### What the task asks:
The required output is the block of lines from the line with "Recreate this image" to the line with "ax = fig.add_axes([597", endpoints included and pictures omitted.

[Code that draws figures]

-- -- --

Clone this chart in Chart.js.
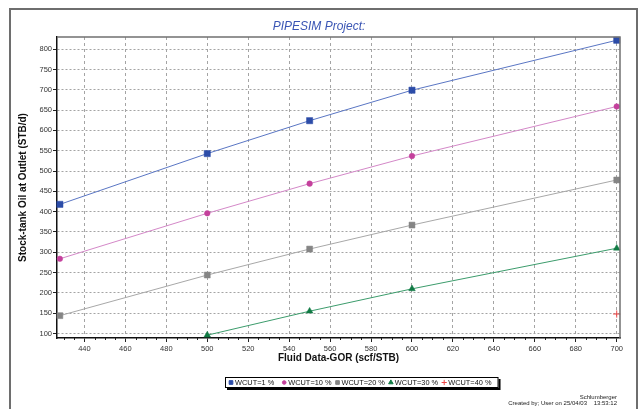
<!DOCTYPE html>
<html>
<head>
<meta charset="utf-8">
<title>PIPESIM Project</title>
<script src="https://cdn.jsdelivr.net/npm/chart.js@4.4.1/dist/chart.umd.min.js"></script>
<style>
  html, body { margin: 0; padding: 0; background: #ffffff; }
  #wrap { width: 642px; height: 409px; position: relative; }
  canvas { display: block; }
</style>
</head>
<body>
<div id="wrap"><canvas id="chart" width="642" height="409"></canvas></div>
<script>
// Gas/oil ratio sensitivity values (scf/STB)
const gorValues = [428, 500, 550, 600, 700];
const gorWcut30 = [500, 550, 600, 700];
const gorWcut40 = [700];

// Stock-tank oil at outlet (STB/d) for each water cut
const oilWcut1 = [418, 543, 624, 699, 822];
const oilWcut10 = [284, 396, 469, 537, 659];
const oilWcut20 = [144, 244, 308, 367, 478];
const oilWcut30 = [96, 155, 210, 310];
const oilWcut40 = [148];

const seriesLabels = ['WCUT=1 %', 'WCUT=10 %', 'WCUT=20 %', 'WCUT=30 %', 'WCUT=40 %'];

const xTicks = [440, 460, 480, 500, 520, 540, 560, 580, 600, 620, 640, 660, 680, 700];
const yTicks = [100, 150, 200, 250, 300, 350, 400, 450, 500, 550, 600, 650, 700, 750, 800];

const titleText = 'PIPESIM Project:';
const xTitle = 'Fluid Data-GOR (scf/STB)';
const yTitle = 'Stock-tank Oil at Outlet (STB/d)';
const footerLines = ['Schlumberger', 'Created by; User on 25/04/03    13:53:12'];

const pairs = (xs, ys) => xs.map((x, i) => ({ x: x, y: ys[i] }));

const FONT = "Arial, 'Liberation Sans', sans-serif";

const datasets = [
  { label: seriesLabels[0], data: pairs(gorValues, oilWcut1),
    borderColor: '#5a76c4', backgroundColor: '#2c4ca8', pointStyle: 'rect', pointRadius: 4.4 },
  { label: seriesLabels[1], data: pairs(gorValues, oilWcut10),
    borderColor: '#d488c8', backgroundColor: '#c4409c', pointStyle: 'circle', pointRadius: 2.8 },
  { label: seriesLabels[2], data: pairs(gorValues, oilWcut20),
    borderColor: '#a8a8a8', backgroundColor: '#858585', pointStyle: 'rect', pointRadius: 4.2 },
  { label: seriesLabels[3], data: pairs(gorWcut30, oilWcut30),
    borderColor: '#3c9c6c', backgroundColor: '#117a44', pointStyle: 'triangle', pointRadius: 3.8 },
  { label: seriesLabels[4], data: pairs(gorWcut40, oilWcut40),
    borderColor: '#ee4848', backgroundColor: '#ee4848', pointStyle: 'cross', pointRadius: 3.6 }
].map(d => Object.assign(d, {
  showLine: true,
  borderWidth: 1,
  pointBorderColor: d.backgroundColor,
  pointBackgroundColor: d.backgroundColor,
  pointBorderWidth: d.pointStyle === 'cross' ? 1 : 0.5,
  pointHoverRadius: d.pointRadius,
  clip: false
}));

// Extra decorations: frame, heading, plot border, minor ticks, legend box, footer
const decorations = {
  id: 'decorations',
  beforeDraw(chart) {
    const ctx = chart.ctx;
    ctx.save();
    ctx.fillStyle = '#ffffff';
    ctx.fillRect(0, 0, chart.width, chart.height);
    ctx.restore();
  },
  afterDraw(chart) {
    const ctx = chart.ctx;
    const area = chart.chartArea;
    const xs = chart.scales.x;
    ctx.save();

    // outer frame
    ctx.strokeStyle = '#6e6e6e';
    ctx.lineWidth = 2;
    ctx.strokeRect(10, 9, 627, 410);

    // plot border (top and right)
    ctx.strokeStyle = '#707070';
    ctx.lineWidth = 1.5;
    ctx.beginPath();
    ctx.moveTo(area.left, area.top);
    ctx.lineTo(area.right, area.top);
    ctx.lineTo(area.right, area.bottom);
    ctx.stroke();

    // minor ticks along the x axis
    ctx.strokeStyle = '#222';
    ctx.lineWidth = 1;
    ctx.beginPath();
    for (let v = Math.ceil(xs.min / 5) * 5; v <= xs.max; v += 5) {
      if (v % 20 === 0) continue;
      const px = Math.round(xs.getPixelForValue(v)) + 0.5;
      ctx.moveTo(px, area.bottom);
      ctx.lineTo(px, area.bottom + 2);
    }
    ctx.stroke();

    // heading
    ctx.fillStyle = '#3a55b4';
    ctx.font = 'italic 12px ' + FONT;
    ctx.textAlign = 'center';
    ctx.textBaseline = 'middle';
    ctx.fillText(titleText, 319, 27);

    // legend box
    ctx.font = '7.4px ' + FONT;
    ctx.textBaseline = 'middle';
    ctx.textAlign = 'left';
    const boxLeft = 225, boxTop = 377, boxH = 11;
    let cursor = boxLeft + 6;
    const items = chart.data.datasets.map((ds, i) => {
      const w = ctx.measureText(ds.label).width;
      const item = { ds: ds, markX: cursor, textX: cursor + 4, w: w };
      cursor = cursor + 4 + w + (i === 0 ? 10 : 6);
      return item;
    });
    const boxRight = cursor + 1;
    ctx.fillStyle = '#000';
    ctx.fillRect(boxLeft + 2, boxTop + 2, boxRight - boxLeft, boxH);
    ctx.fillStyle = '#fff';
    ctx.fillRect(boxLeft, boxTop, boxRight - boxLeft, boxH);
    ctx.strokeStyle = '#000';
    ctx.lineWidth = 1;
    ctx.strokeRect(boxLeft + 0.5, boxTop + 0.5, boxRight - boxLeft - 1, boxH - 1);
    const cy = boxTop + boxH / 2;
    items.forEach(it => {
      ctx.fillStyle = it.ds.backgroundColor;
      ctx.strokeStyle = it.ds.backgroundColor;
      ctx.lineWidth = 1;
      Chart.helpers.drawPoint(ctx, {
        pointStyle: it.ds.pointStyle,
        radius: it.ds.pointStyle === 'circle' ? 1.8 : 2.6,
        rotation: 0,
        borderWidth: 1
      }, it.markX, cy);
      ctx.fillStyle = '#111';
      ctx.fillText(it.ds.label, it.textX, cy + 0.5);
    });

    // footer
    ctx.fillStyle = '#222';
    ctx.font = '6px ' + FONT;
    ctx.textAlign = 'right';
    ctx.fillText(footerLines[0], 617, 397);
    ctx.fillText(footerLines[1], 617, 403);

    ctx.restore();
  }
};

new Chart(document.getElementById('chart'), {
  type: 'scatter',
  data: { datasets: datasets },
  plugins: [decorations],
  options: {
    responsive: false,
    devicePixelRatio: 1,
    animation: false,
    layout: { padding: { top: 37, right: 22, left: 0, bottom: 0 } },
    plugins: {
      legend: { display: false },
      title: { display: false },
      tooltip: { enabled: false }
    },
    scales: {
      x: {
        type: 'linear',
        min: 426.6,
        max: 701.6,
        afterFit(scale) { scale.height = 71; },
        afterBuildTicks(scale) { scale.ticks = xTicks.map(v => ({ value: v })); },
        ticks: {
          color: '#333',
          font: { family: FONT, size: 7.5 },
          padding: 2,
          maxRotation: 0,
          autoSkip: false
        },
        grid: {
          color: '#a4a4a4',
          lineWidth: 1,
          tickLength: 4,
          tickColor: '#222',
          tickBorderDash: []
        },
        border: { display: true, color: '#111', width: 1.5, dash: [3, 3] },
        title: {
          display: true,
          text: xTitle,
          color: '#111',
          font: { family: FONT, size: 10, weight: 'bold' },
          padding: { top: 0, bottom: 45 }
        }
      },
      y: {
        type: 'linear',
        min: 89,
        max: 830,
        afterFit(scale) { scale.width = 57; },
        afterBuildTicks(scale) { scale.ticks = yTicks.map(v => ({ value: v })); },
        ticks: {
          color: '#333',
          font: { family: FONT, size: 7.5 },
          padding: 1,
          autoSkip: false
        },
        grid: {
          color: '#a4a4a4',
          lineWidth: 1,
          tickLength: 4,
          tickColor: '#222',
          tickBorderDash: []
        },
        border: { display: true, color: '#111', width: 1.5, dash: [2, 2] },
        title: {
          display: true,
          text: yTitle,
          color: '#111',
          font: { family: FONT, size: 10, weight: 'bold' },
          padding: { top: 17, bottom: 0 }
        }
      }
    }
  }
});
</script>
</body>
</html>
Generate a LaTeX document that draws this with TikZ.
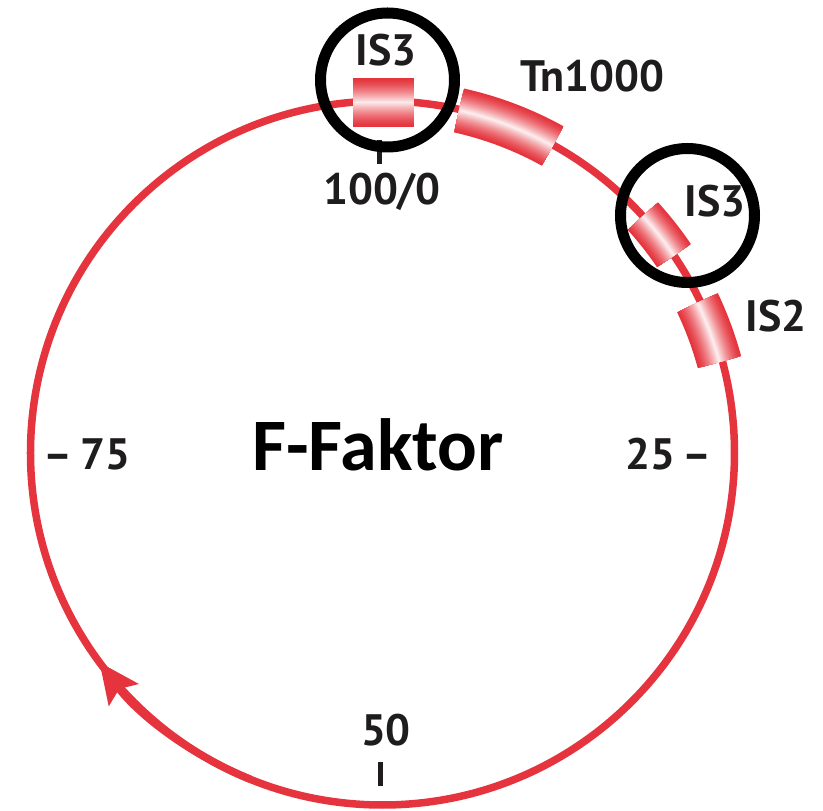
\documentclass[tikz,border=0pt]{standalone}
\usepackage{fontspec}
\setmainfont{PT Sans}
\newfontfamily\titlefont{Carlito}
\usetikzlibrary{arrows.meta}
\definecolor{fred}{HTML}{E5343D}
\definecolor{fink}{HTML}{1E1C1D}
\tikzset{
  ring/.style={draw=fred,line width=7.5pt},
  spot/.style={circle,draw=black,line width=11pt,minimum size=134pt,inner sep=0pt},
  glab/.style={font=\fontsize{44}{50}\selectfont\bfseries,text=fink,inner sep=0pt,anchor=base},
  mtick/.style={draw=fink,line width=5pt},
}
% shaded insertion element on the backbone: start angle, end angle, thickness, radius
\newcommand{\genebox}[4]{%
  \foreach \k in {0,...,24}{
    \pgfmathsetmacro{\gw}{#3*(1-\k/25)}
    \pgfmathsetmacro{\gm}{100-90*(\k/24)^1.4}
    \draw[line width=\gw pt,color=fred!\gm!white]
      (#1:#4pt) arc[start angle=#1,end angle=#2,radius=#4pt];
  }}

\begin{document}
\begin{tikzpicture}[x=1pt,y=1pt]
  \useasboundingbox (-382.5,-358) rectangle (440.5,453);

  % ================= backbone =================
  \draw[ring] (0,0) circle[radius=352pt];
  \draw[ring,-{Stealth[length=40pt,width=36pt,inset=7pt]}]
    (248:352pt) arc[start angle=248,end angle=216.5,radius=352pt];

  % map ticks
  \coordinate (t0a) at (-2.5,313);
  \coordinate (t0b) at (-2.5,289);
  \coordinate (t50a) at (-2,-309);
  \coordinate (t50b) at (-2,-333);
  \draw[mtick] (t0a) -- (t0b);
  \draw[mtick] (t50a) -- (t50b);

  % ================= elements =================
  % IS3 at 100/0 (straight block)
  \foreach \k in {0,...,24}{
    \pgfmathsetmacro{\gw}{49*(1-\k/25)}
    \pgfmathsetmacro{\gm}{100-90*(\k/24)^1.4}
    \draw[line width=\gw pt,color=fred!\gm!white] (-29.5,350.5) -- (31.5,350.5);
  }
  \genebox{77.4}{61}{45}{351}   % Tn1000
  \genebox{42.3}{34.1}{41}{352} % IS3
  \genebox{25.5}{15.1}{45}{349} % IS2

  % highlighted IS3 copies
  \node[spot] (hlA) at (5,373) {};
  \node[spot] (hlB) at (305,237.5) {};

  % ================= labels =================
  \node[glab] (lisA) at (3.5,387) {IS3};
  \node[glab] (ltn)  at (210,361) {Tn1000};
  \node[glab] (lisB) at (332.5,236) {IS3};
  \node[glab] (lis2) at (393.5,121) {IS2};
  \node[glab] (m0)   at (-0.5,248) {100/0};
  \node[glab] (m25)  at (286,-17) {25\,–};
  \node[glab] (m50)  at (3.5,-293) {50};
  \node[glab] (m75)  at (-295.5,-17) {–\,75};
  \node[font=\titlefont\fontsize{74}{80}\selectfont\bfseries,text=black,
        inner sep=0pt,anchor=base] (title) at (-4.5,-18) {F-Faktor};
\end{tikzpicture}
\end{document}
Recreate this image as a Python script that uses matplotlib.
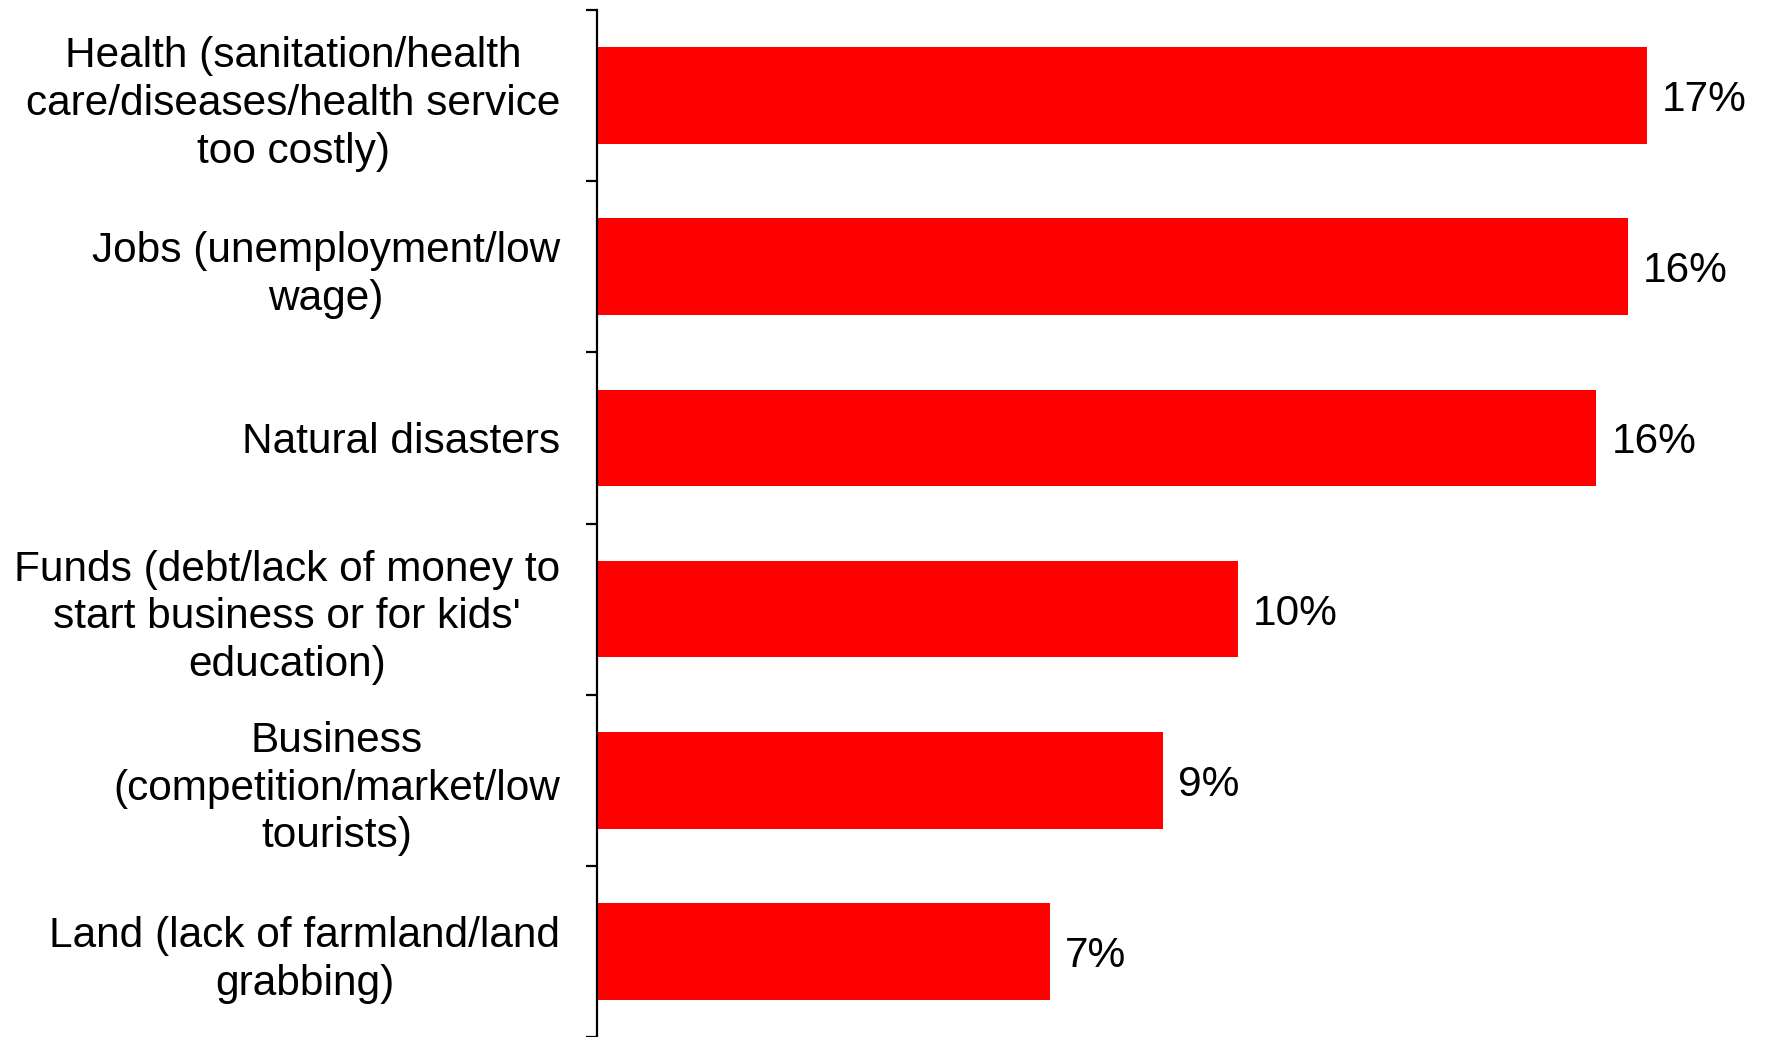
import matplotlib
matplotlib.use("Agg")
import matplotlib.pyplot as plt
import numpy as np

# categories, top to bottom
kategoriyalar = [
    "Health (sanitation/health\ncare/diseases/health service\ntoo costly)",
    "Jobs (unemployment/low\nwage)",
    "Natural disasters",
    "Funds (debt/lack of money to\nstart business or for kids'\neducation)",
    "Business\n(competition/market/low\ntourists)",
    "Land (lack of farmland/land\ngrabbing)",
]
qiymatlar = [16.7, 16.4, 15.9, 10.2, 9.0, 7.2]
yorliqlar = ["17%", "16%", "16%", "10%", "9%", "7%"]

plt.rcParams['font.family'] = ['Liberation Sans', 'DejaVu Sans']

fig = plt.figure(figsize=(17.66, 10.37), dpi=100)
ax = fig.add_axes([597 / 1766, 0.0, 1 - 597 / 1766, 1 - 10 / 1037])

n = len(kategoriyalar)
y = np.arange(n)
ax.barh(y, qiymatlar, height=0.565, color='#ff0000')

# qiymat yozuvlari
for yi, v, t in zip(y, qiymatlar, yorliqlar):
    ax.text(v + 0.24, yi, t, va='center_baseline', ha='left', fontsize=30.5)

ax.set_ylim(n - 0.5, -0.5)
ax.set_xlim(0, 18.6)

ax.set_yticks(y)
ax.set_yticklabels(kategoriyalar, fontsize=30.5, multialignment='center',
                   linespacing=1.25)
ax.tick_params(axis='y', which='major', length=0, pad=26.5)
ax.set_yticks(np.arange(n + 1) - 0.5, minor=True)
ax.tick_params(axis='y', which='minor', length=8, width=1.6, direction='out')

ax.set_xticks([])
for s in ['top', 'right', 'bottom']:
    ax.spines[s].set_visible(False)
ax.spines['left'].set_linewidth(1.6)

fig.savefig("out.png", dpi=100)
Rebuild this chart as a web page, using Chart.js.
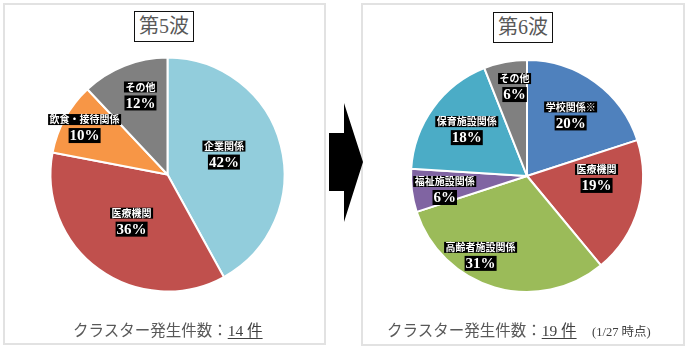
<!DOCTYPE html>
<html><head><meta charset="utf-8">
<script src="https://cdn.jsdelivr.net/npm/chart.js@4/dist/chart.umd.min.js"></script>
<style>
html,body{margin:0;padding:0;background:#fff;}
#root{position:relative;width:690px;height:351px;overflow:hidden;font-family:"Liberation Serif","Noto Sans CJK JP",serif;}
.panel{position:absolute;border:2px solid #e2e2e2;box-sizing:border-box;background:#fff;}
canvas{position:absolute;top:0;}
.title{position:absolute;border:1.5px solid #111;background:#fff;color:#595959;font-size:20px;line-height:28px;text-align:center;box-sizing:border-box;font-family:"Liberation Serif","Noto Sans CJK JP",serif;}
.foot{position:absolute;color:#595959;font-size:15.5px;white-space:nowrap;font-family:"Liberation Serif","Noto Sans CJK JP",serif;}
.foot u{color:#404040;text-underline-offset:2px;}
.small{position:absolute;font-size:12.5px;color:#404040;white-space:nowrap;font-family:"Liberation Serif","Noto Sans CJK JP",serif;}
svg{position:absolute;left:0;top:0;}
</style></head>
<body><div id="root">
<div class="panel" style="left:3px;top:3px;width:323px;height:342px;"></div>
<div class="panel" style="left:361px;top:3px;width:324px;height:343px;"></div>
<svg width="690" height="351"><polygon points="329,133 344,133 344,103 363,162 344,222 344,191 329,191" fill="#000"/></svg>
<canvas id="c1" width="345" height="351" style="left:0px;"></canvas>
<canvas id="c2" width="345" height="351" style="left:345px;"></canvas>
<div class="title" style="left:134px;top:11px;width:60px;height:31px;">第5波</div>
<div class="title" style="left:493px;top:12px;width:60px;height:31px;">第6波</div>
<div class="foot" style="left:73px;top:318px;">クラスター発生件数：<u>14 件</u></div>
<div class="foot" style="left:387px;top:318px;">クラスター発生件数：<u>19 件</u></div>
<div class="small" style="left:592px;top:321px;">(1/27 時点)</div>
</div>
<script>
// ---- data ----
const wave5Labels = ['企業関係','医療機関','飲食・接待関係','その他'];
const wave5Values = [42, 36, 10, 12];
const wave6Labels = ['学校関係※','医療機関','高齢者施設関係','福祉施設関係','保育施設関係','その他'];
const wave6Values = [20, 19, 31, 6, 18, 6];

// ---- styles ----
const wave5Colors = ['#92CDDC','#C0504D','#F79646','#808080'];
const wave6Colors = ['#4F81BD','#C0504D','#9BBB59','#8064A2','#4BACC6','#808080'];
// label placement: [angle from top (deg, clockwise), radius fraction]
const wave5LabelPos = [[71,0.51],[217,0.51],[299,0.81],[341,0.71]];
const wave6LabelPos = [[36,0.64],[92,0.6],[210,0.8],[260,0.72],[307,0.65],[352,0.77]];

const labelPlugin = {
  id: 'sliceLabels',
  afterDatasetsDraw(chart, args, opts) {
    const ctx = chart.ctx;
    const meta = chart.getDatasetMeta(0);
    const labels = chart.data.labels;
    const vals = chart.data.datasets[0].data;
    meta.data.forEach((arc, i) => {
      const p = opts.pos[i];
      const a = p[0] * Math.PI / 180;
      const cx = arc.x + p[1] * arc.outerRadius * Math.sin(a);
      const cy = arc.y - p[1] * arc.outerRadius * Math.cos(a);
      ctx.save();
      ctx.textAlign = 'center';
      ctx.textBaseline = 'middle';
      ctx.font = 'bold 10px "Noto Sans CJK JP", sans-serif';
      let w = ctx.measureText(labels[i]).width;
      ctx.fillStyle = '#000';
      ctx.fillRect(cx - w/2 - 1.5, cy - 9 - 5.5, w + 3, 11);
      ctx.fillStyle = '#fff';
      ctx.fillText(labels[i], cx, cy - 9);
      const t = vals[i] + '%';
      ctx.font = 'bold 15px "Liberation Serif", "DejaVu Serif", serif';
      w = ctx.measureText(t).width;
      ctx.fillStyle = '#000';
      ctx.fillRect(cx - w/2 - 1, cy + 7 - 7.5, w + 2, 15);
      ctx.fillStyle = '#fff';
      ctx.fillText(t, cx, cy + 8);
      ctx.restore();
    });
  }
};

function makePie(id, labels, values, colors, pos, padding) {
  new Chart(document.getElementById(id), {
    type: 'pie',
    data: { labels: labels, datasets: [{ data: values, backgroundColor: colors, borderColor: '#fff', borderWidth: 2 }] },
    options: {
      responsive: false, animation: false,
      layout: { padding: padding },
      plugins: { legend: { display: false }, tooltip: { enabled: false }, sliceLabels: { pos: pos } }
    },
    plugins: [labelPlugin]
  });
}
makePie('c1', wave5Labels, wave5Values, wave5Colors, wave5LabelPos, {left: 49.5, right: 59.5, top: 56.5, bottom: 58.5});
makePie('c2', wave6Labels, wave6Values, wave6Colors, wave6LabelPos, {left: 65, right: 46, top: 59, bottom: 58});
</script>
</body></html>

-- -- --

### Answer in full:
Recreate this image as a Python script that uses matplotlib.
import matplotlib
matplotlib.use("Agg")
import matplotlib.pyplot as plt
import numpy as np

# categories, top to bottom
kategoriyalar = [
    "Health (sanitation/health\ncare/diseases/health service\ntoo costly)",
    "Jobs (unemployment/low\nwage)",
    "Natural disasters",
    "Funds (debt/lack of money to\nstart business or for kids'\neducation)",
    "Business\n(competition/market/low\ntourists)",
    "Land (lack of farmland/land\ngrabbing)",
]
qiymatlar = [16.7, 16.4, 15.9, 10.2, 9.0, 7.2]
yorliqlar = ["17%", "16%", "16%", "10%", "9%", "7%"]

plt.rcParams['font.family'] = ['Liberation Sans', 'DejaVu Sans']

fig = plt.figure(figsize=(17.66, 10.37), dpi=100)
ax = fig.add_axes([597 / 1766, 0.0, 1 - 597 / 1766, 1 - 10 / 1037])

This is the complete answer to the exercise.